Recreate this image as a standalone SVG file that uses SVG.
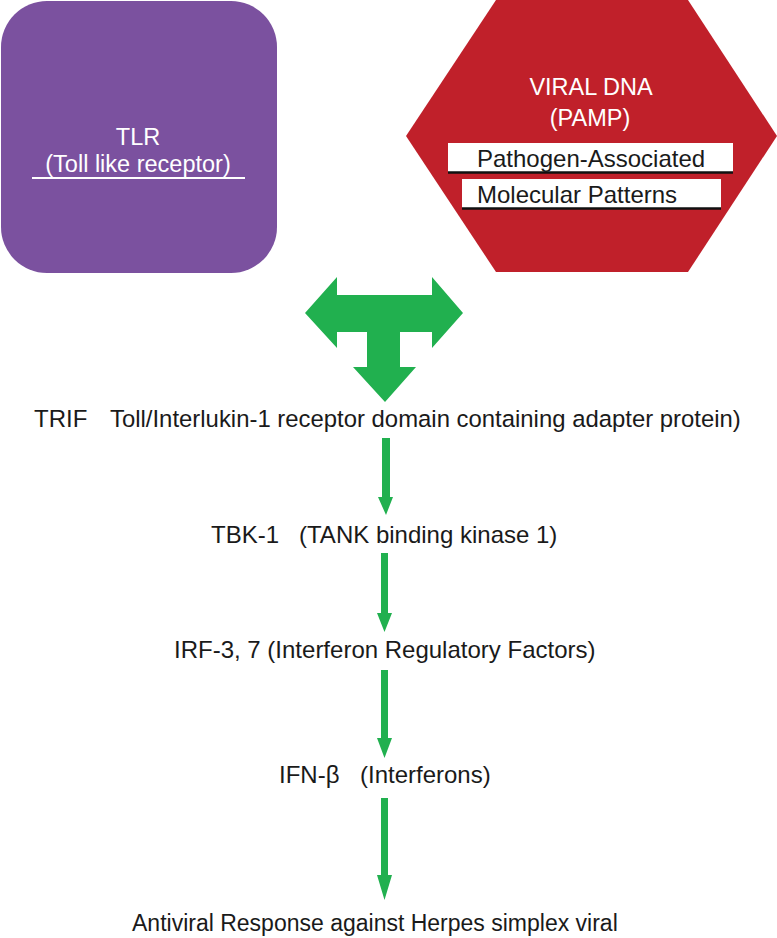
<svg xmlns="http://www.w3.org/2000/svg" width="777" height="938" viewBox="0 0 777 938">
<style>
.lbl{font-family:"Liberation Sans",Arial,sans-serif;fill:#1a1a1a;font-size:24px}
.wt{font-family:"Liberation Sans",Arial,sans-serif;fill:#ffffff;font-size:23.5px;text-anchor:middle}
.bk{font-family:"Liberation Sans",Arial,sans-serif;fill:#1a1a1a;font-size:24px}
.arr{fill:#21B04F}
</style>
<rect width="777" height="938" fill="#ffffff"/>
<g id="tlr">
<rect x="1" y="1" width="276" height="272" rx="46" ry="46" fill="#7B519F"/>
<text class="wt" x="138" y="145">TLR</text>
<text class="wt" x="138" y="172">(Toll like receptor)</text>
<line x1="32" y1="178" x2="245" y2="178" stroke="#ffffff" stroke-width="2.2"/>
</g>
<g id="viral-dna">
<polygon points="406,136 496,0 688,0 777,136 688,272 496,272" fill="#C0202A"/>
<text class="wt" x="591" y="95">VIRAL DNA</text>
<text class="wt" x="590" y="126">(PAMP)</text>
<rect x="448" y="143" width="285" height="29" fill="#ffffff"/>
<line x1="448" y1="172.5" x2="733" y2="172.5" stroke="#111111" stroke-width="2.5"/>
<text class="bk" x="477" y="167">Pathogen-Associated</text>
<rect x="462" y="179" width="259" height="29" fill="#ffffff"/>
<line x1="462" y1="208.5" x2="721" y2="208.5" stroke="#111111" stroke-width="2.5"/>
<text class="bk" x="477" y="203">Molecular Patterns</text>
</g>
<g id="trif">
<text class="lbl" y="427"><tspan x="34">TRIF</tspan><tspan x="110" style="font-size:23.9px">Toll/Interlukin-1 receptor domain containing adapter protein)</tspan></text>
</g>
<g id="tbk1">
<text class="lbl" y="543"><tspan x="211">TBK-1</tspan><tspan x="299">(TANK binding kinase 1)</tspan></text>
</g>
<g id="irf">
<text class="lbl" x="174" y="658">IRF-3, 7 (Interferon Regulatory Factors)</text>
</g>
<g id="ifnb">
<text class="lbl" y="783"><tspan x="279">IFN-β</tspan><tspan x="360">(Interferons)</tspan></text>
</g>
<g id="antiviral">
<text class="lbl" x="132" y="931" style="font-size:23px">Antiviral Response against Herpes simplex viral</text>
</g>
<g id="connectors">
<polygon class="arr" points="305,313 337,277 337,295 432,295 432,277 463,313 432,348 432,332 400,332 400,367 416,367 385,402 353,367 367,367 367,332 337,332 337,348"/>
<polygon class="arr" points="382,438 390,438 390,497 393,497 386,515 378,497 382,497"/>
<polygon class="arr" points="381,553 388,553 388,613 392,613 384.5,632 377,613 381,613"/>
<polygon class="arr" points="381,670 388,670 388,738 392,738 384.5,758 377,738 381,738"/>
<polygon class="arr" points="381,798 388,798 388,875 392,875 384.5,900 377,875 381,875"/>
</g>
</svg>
------------------------
→ TASK DESCRIPTION:
Omit the pictures and output all of the other material exactly.

→ THE ANSWER:
Recreate this image as a standalone SVG file that uses SVG.
<svg xmlns="http://www.w3.org/2000/svg" width="777" height="938" viewBox="0 0 777 938">
<style>
.lbl{font-family:"Liberation Sans",Arial,sans-serif;fill:#1a1a1a;font-size:24px}
.wt{font-family:"Liberation Sans",Arial,sans-serif;fill:#ffffff;font-size:23.5px;text-anchor:middle}
.bk{font-family:"Liberation Sans",Arial,sans-serif;fill:#1a1a1a;font-size:24px}
.arr{fill:#21B04F}
</style>
<rect width="777" height="938" fill="#ffffff"/>
<g id="tlr">
<rect x="1" y="1" width="276" height="272" rx="46" ry="46" fill="#7B519F"/>
<text class="wt" x="138" y="145">TLR</text>
<text class="wt" x="138" y="172">(Toll like receptor)</text>
<line x1="32" y1="178" x2="245" y2="178" stroke="#ffffff" stroke-width="2.2"/>
</g>
<g id="viral-dna">
<polygon points="406,136 496,0 688,0 777,136 688,272 496,272" fill="#C0202A"/>
<text class="wt" x="591" y="95">VIRAL DNA</text>
<text class="wt" x="590" y="126">(PAMP)</text>
<rect x="448" y="143" width="285" height="29" fill="#ffffff"/>
<line x1="448" y1="172.5" x2="733" y2="172.5" stroke="#111111" stroke-width="2.5"/>
<text class="bk" x="477" y="167">Pathogen-Associated</text>
<rect x="462" y="179" width="259" height="29" fill="#ffffff"/>
<line x1="462" y1="208.5" x2="721" y2="208.5" stroke="#111111" stroke-width="2.5"/>
<text class="bk" x="477" y="203">Molecular Patterns</text>
</g>
<g id="trif">
<text class="lbl" y="427"><tspan x="34">TRIF</tspan><tspan x="110" style="font-size:23.9px">Toll/Interlukin-1 receptor domain containing adapter protein)</tspan></text>
</g>
<g id="tbk1">
<text class="lbl" y="543"><tspan x="211">TBK-1</tspan><tspan x="299">(TANK binding kinase 1)</tspan></text>
</g>
<g id="irf">
<text class="lbl" x="174" y="658">IRF-3, 7 (Interferon Regulatory Factors)</text>
</g>
<g id="ifnb">
<text class="lbl" y="783"><tspan x="279">IFN-β</tspan><tspan x="360">(Interferons)</tspan></text>
</g>
<g id="antiviral">
<text class="lbl" x="132" y="931" style="font-size:23px">Antiviral Response against Herpes simplex viral</text>
</g>
<g id="connectors">
<polygon class="arr" points="305,313 337,277 337,295 432,295 432,277 463,313 432,348 432,332 400,332 400,367 416,367 385,402 353,367 367,367 367,332 337,332 337,348"/>
<polygon class="arr" points="382,438 390,438 390,497 393,497 386,515 378,497 382,497"/>
<polygon class="arr" points="381,553 388,553 388,613 392,613 384.5,632 377,613 381,613"/>
<polygon class="arr" points="381,670 388,670 388,738 392,738 384.5,758 377,738 381,738"/>
<polygon class="arr" points="381,798 388,798 388,875 392,875 384.5,900 377,875 381,875"/>
</g>
</svg>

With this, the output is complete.